At this point, don’t be afraid to commit. Consolidate the section, duplicate the drum group if you want a cleaner and heavier version, or freeze and flatten if CPU starts creeping up. In DnB, subtle differences matter, so it’s smart to keep a safe version of the original Amen and a more processed version. That way, if the later processing gets too aggressive, you can always return to the earlier, clearer groove.
Here are a few common mistakes to watch out for.
First, don’t make the ride too loud. If it feels like a separate instrument instead of part of the groove, it’s probably too high in the mix. Second, don’t over-edit the Amen before the rhythm is working. Get the core loop feeling good first. Third, don’t let the ride fight the snare. Leave space around those strong snare hits. Fourth, keep the low end clean. High-pass the ride, control the drum bus, and avoid low rumble buildup. And fifth, don’t stop at loop mode. Move the idea into Arrangement View and shape phrases across eight-bar and sixteen-bar blocks.
If you want a darker or heavier feel, there are a few great tricks. Darken the ride instead of brightening the whole mix. Use Auto Filter or EQ to tame the top, then add a touch of saturation for character. Try very subtle resampling too. Print the Amen and ride together, then chop that rendered audio into a new variation. That can create a more unified texture and help the groove feel less like separate parts glued together.
You can also alternate between two ride characters. One can be short and dry for the main groove, and another can have more decay or room tone for transitions. That switch makes the arrangement feel bigger without adding a bunch of new instruments. Another strong move is to drop the ride out for half a bar or one bar before a major impact. That little absence makes the return hit much harder.

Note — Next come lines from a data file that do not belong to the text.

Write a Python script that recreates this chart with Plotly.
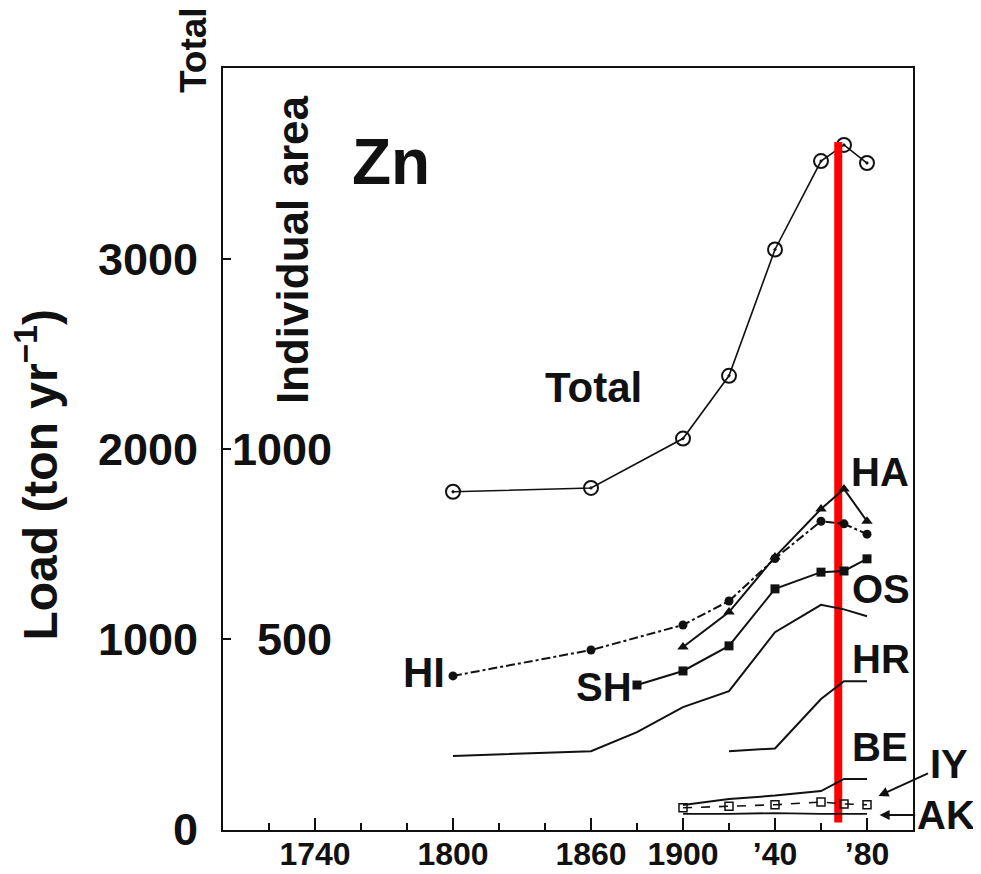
import plotly.graph_objects as go

# ---------------- data ----------------
years_total = [1800, 1860, 1900, 1920, 1940, 1960, 1970, 1980]
load_total = [1775, 1795, 2055, 2385, 3050, 3515, 3600, 3505]

years_HI = [1800, 1860, 1900, 1920, 1940, 1960, 1970, 1980]
load_HI = [403, 471, 537, 600, 712, 810, 803, 776]

years_HA = [1900, 1920, 1940, 1960, 1970, 1980]
load_HA = [479, 571, 716, 842, 895, 810]

years_SH = [1880, 1900, 1920, 1940, 1960, 1970, 1980]
load_SH = [379, 416, 482, 632, 676, 679, 711]

years_OS = [1800, 1860, 1880, 1900, 1920, 1940, 1960, 1970, 1980]
load_OS = [192, 205, 255, 321, 363, 518, 590, 578, 560]

years_HR = [1920, 1940, 1960, 1970, 1980]
load_HR = [205, 212, 342, 389, 389]

years_BE = [1900, 1920, 1940, 1960, 1970, 1980]
load_BE = [63, 79, 88, 100, 132, 132]

years_IY = [1900, 1920, 1940, 1960, 1970, 1980]
load_IY = [56, 60, 64, 71, 66, 64]

years_AK = [1900, 1920, 1940, 1960, 1980]
load_AK = [40, 40, 42, 40, 40]

x_tick_vals = [1740, 1800, 1860, 1900, 1940, 1980]
x_tick_text = ["1740", "1800", "1860", "1900", "\u201940", "\u201980"]
total_tick_vals = [0, 1000, 2000, 3000]
indiv_tick_vals = [500, 1000]

highlight_year = 1967.5
highlight_span = [35, 3615]

# ---------------- styling ----------------
FONT = "Liberation Sans, Arial, DejaVu Sans, sans-serif"
INK = "#111111"

fig = go.Figure()

def add_series(x, y, axis, dash="solid", symbol=None, msize=8, mline=0, width=2):
    mode = "lines+markers" if symbol else "lines"
    fig.add_trace(go.Scatter(
        x=x, y=y, mode=mode, yaxis=axis, showlegend=False, hoverinfo="x+y",
        line=dict(color=INK, width=width, dash=dash),
        marker=dict(symbol=symbol or "circle", size=msize, color=INK,
                    line=dict(color=INK, width=mline)),
    ))

add_series(years_total, load_total, "y", symbol="circle-open-dot", msize=14, mline=2, width=1.6)
add_series(years_HI, load_HI, "y2", dash="dashdot", symbol="circle", msize=9)
add_series(years_HA, load_HA, "y2", symbol="triangle-up", msize=10)
add_series(years_SH, load_SH, "y2", symbol="square", msize=9)
add_series(years_OS, load_OS, "y2")
add_series(years_HR, load_HR, "y2")
add_series(years_BE, load_BE, "y2")
add_series(years_IY, load_IY, "y2", dash="dash", symbol="square-open", msize=8, mline=1.5, width=1.6)
add_series(years_AK, load_AK, "y2", width=1.8)

# red highlight bar
fig.add_trace(go.Scatter(
    x=[highlight_year, highlight_year], y=highlight_span, mode="lines",
    yaxis="y", showlegend=False, hoverinfo="skip",
    line=dict(color="#ff0000", width=8),
))

axis_font = dict(family=FONT, size=45, color=INK, weight="bold")

# the page body adds an 8px offset; figure is sized to compensate
fig.update_layout(
    width=973, height=866,
    margin=dict(l=215, r=68, t=60, b=44),
    paper_bgcolor="white", plot_bgcolor="white",
    xaxis=dict(
        range=[1700, 2000], showgrid=False, zeroline=False, automargin=False,
        showline=True, linecolor=INK, linewidth=2, mirror=True,
        tickvals=x_tick_vals, ticktext=x_tick_text,
        ticks="inside", ticklen=12, tickwidth=2, tickcolor=INK,
        minor=dict(ticks="inside", ticklen=7, tickwidth=1.5, tickcolor=INK, dtick=20, tick0=1700),
        tickfont=dict(family=FONT, size=32, color=INK, weight="bold"),
        ticklabelstandoff=-5,
    ),
    yaxis=dict(
        range=[-5, 4005], showgrid=False, zeroline=False, automargin=False,
        showline=True, linecolor=INK, linewidth=2, mirror=True,
        tickvals=total_tick_vals, ticks="inside", ticklen=8, tickwidth=2, tickcolor=INK,
        tickfont=axis_font, ticklabelstandoff=14,
    ),
    yaxis2=dict(
        range=[-2.5, 2002.5], overlaying="y", side="left", anchor="free", position=0.158,
        showgrid=False, zeroline=False, showline=False, automargin=False,
        tickvals=indiv_tick_vals, ticks="", ticklabelstandoff=0,
        tickfont=axis_font,
    ),
)

series_labels = [
    ("Zn", 1773, 3510, 64),
    ("Total", 1861, 2326, 42),
    ("HA", 1985.5, 1879, 40),
    ("OS", 1986, 1263, 40),
    ("HR", 1986, 895, 40),
    ("BE", 1985.5, 432, 40),
    ("HI", 1787.5, 825, 42),
    ("SH", 1865.5, 745, 40),
]
for txt, xx, yy, sz in series_labels:
    fig.add_annotation(text=txt, x=xx, y=yy, xref="x", yref="y", showarrow=False,
                       xanchor="center", yanchor="middle",
                       font=dict(family=FONT, size=sz, color=INK, weight="bold"))

label_font = dict(family=FONT, size=40, color=INK, weight="bold")
# pointer labels outside the frame
fig.add_annotation(text="IY", x=1985, y=174, xref="x", yref="y", showarrow=True,
                   ax=70, ay=-32, arrowhead=2, arrowsize=1, arrowwidth=2, arrowcolor=INK,
                   font=label_font)
fig.add_annotation(text="AK", x=1985.5, y=74, xref="x", yref="y", showarrow=True,
                   ax=66, ay=0, arrowhead=2, arrowsize=1, arrowwidth=2, arrowcolor=INK,
                   font=label_font)

# axis titles
fig.add_annotation(text="Load (ton yr<sup>\u22121</sup>)", x=-0.27, y=0.466,
                   xref="paper", yref="paper", showarrow=False, textangle=-90,
                   xanchor="center", yanchor="middle",
                   font=dict(family=FONT, size=48, color=INK, weight="bold"))
fig.add_annotation(text="Total", x=-0.043, y=1.024, xref="paper", yref="paper",
                   showarrow=False, textangle=-90, xanchor="center", yanchor="middle",
                   font=dict(family=FONT, size=37, color=INK, weight="bold"))
fig.add_annotation(text="Individual area", x=0.1, y=0.761, xref="paper", yref="paper",
                   showarrow=False, textangle=-90, xanchor="center", yanchor="middle",
                   font=dict(family=FONT, size=44, color=INK, weight="bold"))

fig.write_html("out.html")
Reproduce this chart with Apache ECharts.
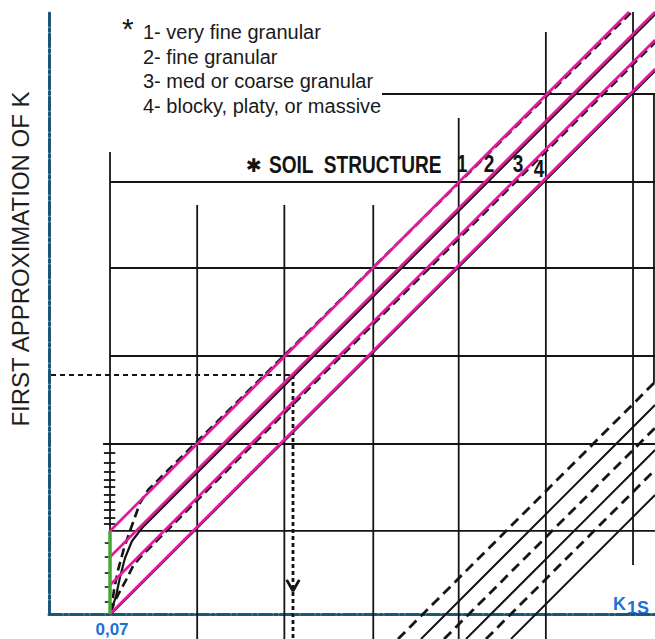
<!DOCTYPE html>
<html>
<head>
<meta charset="utf-8">
<script src="https://cdn.jsdelivr.net/npm/echarts@6/dist/echarts.min.js"></script>
<style>
  html, body { margin: 0; padding: 0; background: #ffffff; }
  #chart { width: 655px; height: 639px; }
</style>
</head>
<body>
<div id="chart"></div>
<script>
// Axis ranges: x in nomograph grid columns (0 = the 0,07 line), y in grid rows above the K1S axis
const xRange = [-0.7, 6.252];
const yRange = [0, 6.888];

// Vertical grid lines: [x, yBottom, yTop]
const gridColumns = [
  [0, 0, 5.286],
  [1, -0.286, 4.68],
  [2, -0.286, 4.68],
  [3.02, -0.286, 4.68],
  [4, -0.286, 5.675],
  [5, -0.286, 6.659],
  [6, 0.561, 6.888],
  [6.24, 2.64, 5.95]
];

// Horizontal grid lines: [y, xLeft, xRight]
const gridRows = [
  [0.95, 0, 6.252],
  [1.945, -0.08, 6.252],
  [2.952, 0, 6.252],
  [3.959, 0, 6.252],
  [4.943, 0, 6.252],
  [5.95, 3.12, 6.252]
];

// Scale ticks on the 0,07 line
const scaleTicksMajor = [1.842, 1.728, 1.625, 1.533, 1.453, 1.362, 1.281, 1.19, 1.098, 1.03];
const scaleTicksMinor = [0.812, 0.652, 0.469, 0.309, 0.137];

// Soil structure classes 1-4: start on the 0,07 line and end point
const structureStart = [0.95, 0.652, 0.332, 0];
const structureEnd = [[5.954, 6.888], [6.252, 6.888], [6.252, 6.568], [6.252, 6.236]];
const structureNames = ['1', '2', '3', '4'];

// Printed structure curves under the coloured lines (1, 3 dashed; 2, 4 solid)
const printedCurve1 = [[0.011, 0.023], [0.046, 0.275], [0.092, 0.503], [0.161, 0.755], [0.241, 0.984], [0.344, 1.27], [0.436, 1.419], [5.985, 6.888]];
const printedCurve2 = [[0.011, 0.023], [0.069, 0.206], [0.115, 0.423], [0.172, 0.641], [0.252, 0.835], [0.367, 0.984], [6.252, 6.86]];
const printedCurve3 = [[0.011, 0.023], [0.046, 0.126], [0.103, 0.24], [0.184, 0.389], [0.264, 0.549], [0.356, 0.658], [6.252, 6.54]];
const printedCurve4 = [[0.011, 0], [6.252, 6.213]];

// Lower-right family of lines: start (below the axis) and end (right edge)
const lowerStart = [[3.304, -0.286], [3.568, -0.286], [3.832, -0.286], [4.084, -0.286], [4.313, -0.286], [4.6, -0.286]];
const lowerEnd = [[6.252, 2.654], [6.252, 2.391], [6.252, 2.128], [6.252, 1.876], [6.252, 1.648], [6.252, 1.362]];
const lowerDashed = [true, false, true, false, true, false];

// Reading path: across from the K axis, then down to K1S
const readLevel = 2.735;
const readColumn = 2.099;
const readArrow = [[2.027, 0.39], [2.099, 0.263], [2.171, 0.39]];

// Range on the 0,07 line
const rangeSegment = [[0, 0], [0, 0.95]];

const INK = '#141414';
const MAGENTA = '#e3199c';
const GREEN = '#46a832';
const AXIS_BLUE = '#1b5577';
const LABEL_BLUE = '#1f6fd6';
const FONT = "'Liberation Sans', Arial, sans-serif";

const series = [];
function addLine(points, style, z) {
  series.push({
    type: 'line',
    data: points,
    symbol: 'none',
    clip: false,
    silent: true,
    animation: false,
    z: z,
    lineStyle: style
  });
}

// grid
gridColumns.forEach(c => addLine([[c[0], c[1]], [c[0], c[2]]], { color: INK, width: 1.8 }, 1));
gridRows.forEach(r => addLine([[r[1], r[0]], [r[2], r[0]]], { color: INK, width: 1.8 }, 1));
scaleTicksMajor.forEach(t => addLine([[-0.07, t], [0.06, t]], { color: INK, width: 1.8 }, 1));
scaleTicksMinor.forEach(t => addLine([[-0.06, t], [0, t]], { color: INK, width: 1.6 }, 1));

// printed curves
const dashed = { color: INK, width: 2.6, type: [9, 5] };
const solid = { color: INK, width: 2.2 };
addLine(printedCurve1, dashed, 2);
addLine(printedCurve2, solid, 2);
addLine(printedCurve3, dashed, 2);
addLine(printedCurve4, solid, 2);

// lower-right family
lowerStart.forEach((s, i) => addLine([s, lowerEnd[i]], lowerDashed[i] ? { color: INK, width: 2.8, type: [10, 6] } : { color: INK, width: 2 }, 2));

// reading path
addLine([[-0.78, readLevel], [readColumn, readLevel]], { color: INK, width: 2, type: [5, 4] }, 3);
addLine([[readColumn, readLevel], [readColumn, -0.286]], { color: INK, width: 2.8, type: [4, 3] }, 3);
addLine(readArrow, { color: INK, width: 2.8 }, 3);

// soil structure lines
structureStart.forEach((y0, i) => addLine([[0, y0], structureEnd[i]], { color: MAGENTA, width: 2.7 }, 4));

// range on the 0,07 line
addLine(rangeSegment, { color: GREEN, width: 3.5 }, 5);

const axisLineStyle = { color: AXIS_BLUE, width: 3, type: [13, 2.5, 3, 2.5] };

const textItems = [
  { x: 122, y: 28, text: '*', font: 'normal 30px ' + FONT, color: '#1a1a1a' },
  { x: 143, y: 32, text: '1- very fine granular', font: 'normal 20px ' + FONT, color: '#1a1a1a' },
  { x: 143, y: 57, text: '2- fine granular', font: 'normal 20px ' + FONT, color: '#1a1a1a' },
  { x: 143, y: 81, text: '3- med or coarse granular', font: 'normal 20px ' + FONT, color: '#1a1a1a' },
  { x: 143, y: 106, text: '4- blocky, platy, or massive', font: 'normal 20px ' + FONT, color: '#1a1a1a' }
];

const structureLabelPos = [[462, 164], [489, 164], [518, 164], [539, 169]];

const graphic = textItems.map(t => ({
  type: 'text', x: t.x, y: t.y, silent: true,
  style: { text: t.text, font: t.font, fill: t.color, textAlign: 'left', textVerticalAlign: 'middle' }
}));
graphic.push({
  type: 'text', x: 246, y: 165, silent: true,
  style: { text: '\u2731', font: "bold 19px 'DejaVu Sans', sans-serif", fill: INK, textAlign: 'left', textVerticalAlign: 'middle' }
});
graphic.push({
  type: 'text', x: 269, y: 165, scaleX: 0.83, silent: true,
  style: { text: 'SOIL  STRUCTURE', font: 'bold 23px ' + FONT, fill: INK, textAlign: 'left', textVerticalAlign: 'middle' }
});
structureNames.forEach((n, i) => graphic.push({
  type: 'text', x: structureLabelPos[i][0], y: structureLabelPos[i][1], scaleX: 0.83, silent: true,
  style: { text: n, font: 'bold 23px ' + FONT, fill: INK, textAlign: 'center', textVerticalAlign: 'middle' }
}));
graphic.push({
  type: 'text', x: 20, y: 259, rotation: Math.PI / 2, silent: true,
  style: { text: 'FIRST APPROXIMATION OF K', font: 'normal 24px ' + FONT, fill: '#1e1e1e', textAlign: 'center', textVerticalAlign: 'middle' }
});
graphic.push({
  type: 'text', x: 112, y: 629, silent: true,
  style: { text: '0,07', font: 'bold 17px ' + FONT, fill: LABEL_BLUE, textAlign: 'center', textVerticalAlign: 'middle' }
});
graphic.push({
  type: 'text', x: 613, y: 604, silent: true,
  style: { text: 'K', font: 'bold 18px ' + FONT, fill: LABEL_BLUE, textAlign: 'left', textVerticalAlign: 'middle' }
});
graphic.push({
  type: 'text', x: 627, y: 608, silent: true,
  style: { text: '1S', font: 'bold 18px ' + FONT, fill: LABEL_BLUE, textAlign: 'left', textVerticalAlign: 'middle' }
});

const chart = echarts.init(document.getElementById('chart'), null, { renderer: 'svg' });
chart.setOption({
  animation: false,
  backgroundColor: '#ffffff',
  grid: { left: 49, right: 0, top: 12, bottom: 25 },
  xAxis: {
    type: 'value', min: xRange[0], max: xRange[1],
    axisLine: { show: true, onZero: false, lineStyle: axisLineStyle },
    axisTick: { show: false }, axisLabel: { show: false }, splitLine: { show: false }
  },
  yAxis: {
    type: 'value', min: yRange[0], max: yRange[1],
    axisLine: { show: true, onZero: false, lineStyle: axisLineStyle },
    axisTick: { show: false }, axisLabel: { show: false }, splitLine: { show: false }
  },
  series: series,
  graphic: graphic
});
</script>
</body>
</html>
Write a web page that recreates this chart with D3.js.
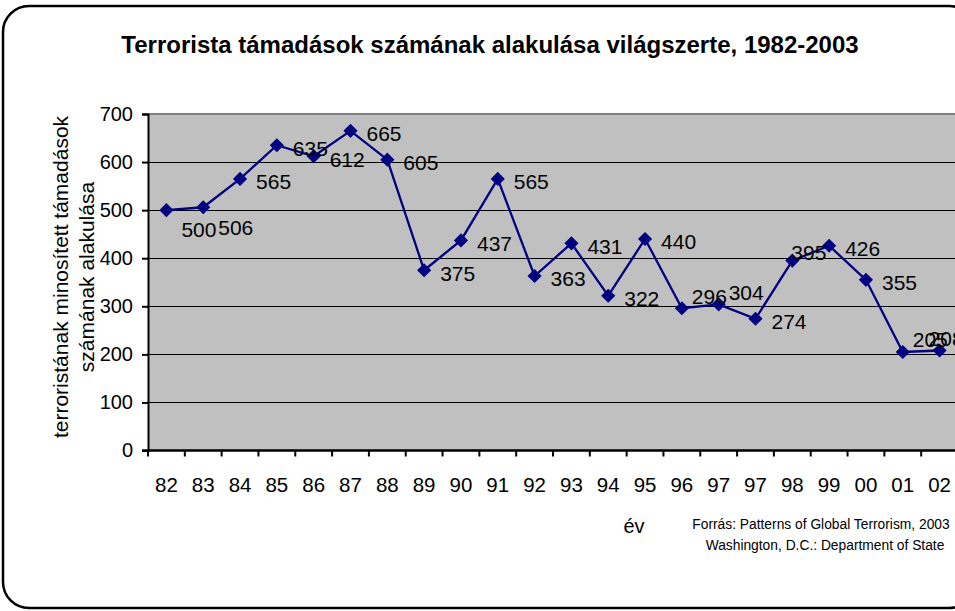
<!DOCTYPE html>
<html>
<head>
<meta charset="utf-8">
<script src="https://cdn.jsdelivr.net/npm/d3@7"></script>
<style>
  body { margin: 0; background: #fff; }
  svg text { font-family: "Liberation Sans", Arial, sans-serif; fill: #000; }
</style>
</head>
<body>
<div id="chart"></div>
<script>
// Data
var years = ["82", "83", "84", "85", "86", "87", "88", "89", "90", "91", "92",
             "93", "94", "95", "96", "97", "97", "98", "99", "00", "01", "02"];
var attacks = [500, 506, 565, 635, 612, 665, 605, 375, 437, 565, 363,
               431, 322, 440, 296, 304, 274, 395, 426, 355, 205, 208];
// where each data label sits relative to its marker
var labelPlace = ["below", "below", "right", "right", "right", "right", "right", "right", "right", "right", "right",
                  "right", "right", "right", "above", "above", "right", "top", "right", "right", "above", "aboveLeft"];
var yTicks = [0, 100, 200, 300, 400, 500, 600, 700];

var W = 955, H = 611;
var svg = d3.select("#chart").append("svg").attr("width", W).attr("height", H);

// chart frame
svg.append("rect")
    .attr("x", 3).attr("y", 6).attr("width", 972).attr("height", 602)
    .attr("rx", 26).attr("ry", 26)
    .attr("fill", "#fff").attr("stroke", "#000").attr("stroke-width", 2.5);

var pLeft = 148, pRight = 958, pTop = 114, pBottom = 450.5;

var x = d3.scaleBand().domain(d3.range(years.length)).range([pLeft, pRight]);
var y = d3.scaleLinear().domain([0, 700]).range([pBottom, pTop]);

// plot area
svg.append("rect")
    .attr("x", pLeft).attr("y", pTop).attr("width", pRight - pLeft).attr("height", pBottom - pTop)
    .attr("fill", "#C0C0C0");
svg.append("line")
    .attr("x1", pLeft).attr("x2", pRight).attr("y1", pTop).attr("y2", pTop)
    .attr("stroke", "#808080").attr("stroke-width", 2);

// gridlines
svg.append("g").selectAll("line")
    .data(yTicks.filter(function(t) { return t > 0 && t < 700; }))
    .join("line")
    .attr("x1", pLeft).attr("x2", pRight)
    .attr("y1", function(d) { return Math.round(y(d)) + 0.5; })
    .attr("y2", function(d) { return Math.round(y(d)) + 0.5; })
    .attr("stroke", "#000").attr("stroke-width", 1);

// y axis
var yAxis = svg.append("g")
    .attr("transform", "translate(" + pLeft + ",0)")
    .call(d3.axisLeft(y).tickValues(yTicks).tickSize(6).tickPadding(9));
yAxis.select(".domain").attr("stroke-width", 2);
yAxis.selectAll(".tick line").attr("stroke-width", 2);
yAxis.selectAll("text").style("font-size", "20px").style("font-family", "Liberation Sans, Arial, sans-serif");

// x axis
var xAxis = svg.append("g")
    .attr("transform", "translate(0," + pBottom + ")");
xAxis.append("line")
    .attr("x1", pLeft - 6).attr("x2", pRight).attr("y1", 0).attr("y2", 0)
    .attr("stroke", "#000").attr("stroke-width", 2.5);
xAxis.selectAll("line.tk")
    .data(d3.range(years.length + 1))
    .join("line").attr("class", "tk")
    .attr("x1", function(i) { return pLeft + i * x.step(); })
    .attr("x2", function(i) { return pLeft + i * x.step(); })
    .attr("y1", 0).attr("y2", 6)
    .attr("stroke", "#000").attr("stroke-width", 2);
xAxis.selectAll("text")
    .data(years)
    .join("text")
    .attr("x", function(d, i) { return x(i) + x.bandwidth() / 2; })
    .attr("y", 41)
    .attr("text-anchor", "middle")
    .style("font-size", "20.5px")
    .text(function(d) { return d; });

// line + markers
var cx = function(d, i) { return x(i) + x.bandwidth() / 2; };
var line = d3.line()
    .x(cx)
    .y(function(d) { return y(d); });

svg.append("path")
    .datum(attacks)
    .attr("fill", "none")
    .attr("stroke", "#000080")
    .attr("stroke-width", 2.3)
    .attr("d", line);

svg.append("g").selectAll("path")
    .data(attacks)
    .join("path")
    .attr("d", d3.symbol(d3.symbolSquare, 100))
    .attr("transform", function(d, i) { return "translate(" + cx(d, i) + "," + y(d) + ") rotate(45)"; })
    .attr("fill", "#000080");

// data labels
var off = { right: [16, 3], below: [15, 20], above: [10, -12], top: [-1, -8], aboveLeft: [-11, -12] };
svg.append("g").selectAll("text")
    .data(attacks)
    .join("text")
    .attr("x", function(d, i) { return cx(d, i) + off[labelPlace[i]][0]; })
    .attr("y", function(d, i) { return y(d) + off[labelPlace[i]][1]; })
    .attr("dy", "0.35em")
    .style("font-size", "21px")
    .text(function(d) { return d; });

// titles
svg.append("text")
    .attr("x", 490).attr("y", 53)
    .attr("text-anchor", "middle")
    .style("font-size", "24px").style("font-weight", "bold")
    .text("Terrorista támadások számának alakulása világszerte, 1982-2003");

var yt = svg.append("text")
    .attr("transform", "translate(61,277) rotate(-90)")
    .attr("text-anchor", "middle")
    .style("font-size", "21px");
yt.append("tspan").attr("x", 0).attr("dy", "0.35em").text("terroristának minosített támadások");
yt.append("tspan").attr("x", 0).attr("dy", "1.2em").text("számának alakulása");

svg.append("text")
    .attr("x", 634).attr("y", 533)
    .attr("text-anchor", "middle")
    .style("font-size", "20px")
    .text("év");

svg.append("text")
    .attr("x", 821).attr("y", 529)
    .attr("text-anchor", "middle")
    .style("font-size", "13.8px")
    .text("Forrás: Patterns of Global Terrorism, 2003");
svg.append("text")
    .attr("x", 825).attr("y", 550)
    .attr("text-anchor", "middle")
    .style("font-size", "13.8px")
    .text("Washington, D.C.: Department of State");
</script>
</body>
</html>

Here’s a quick practice challenge. Build three eight-bar sections using the same Amen and ride setup. Make the first section minimal, with fewer ride hits and a darker tone. Make the second section escalating, with more density and a more open filter. Then make the third section peak, with the fullest ride pattern and the strongest processing. Use only one Amen source and one ride source. Make the changes come from editing, automation, and arrangement, not from adding more and more sounds.
Record the result into Arrangement View, export a quick bounce, and listen on headphones or small speakers. Ask yourself a few things: does the ride help the groove move forward? Does the progression feel musical? Is there enough space for a bassline? And which section feels the most finished?
So to recap: start in Session View, build a solid Amen groove, layer the ride as a phrasing tool, shape it with stock Ableton devices, then move the whole thing into Arrangement View so it becomes part of a proper DnB structure. Keep the ride controlled, keep the break alive, and leave room for the bass. If the groove feels punchy, alive, and mix-friendly, you’re doing it right.
That’s the difference between a loop and a record.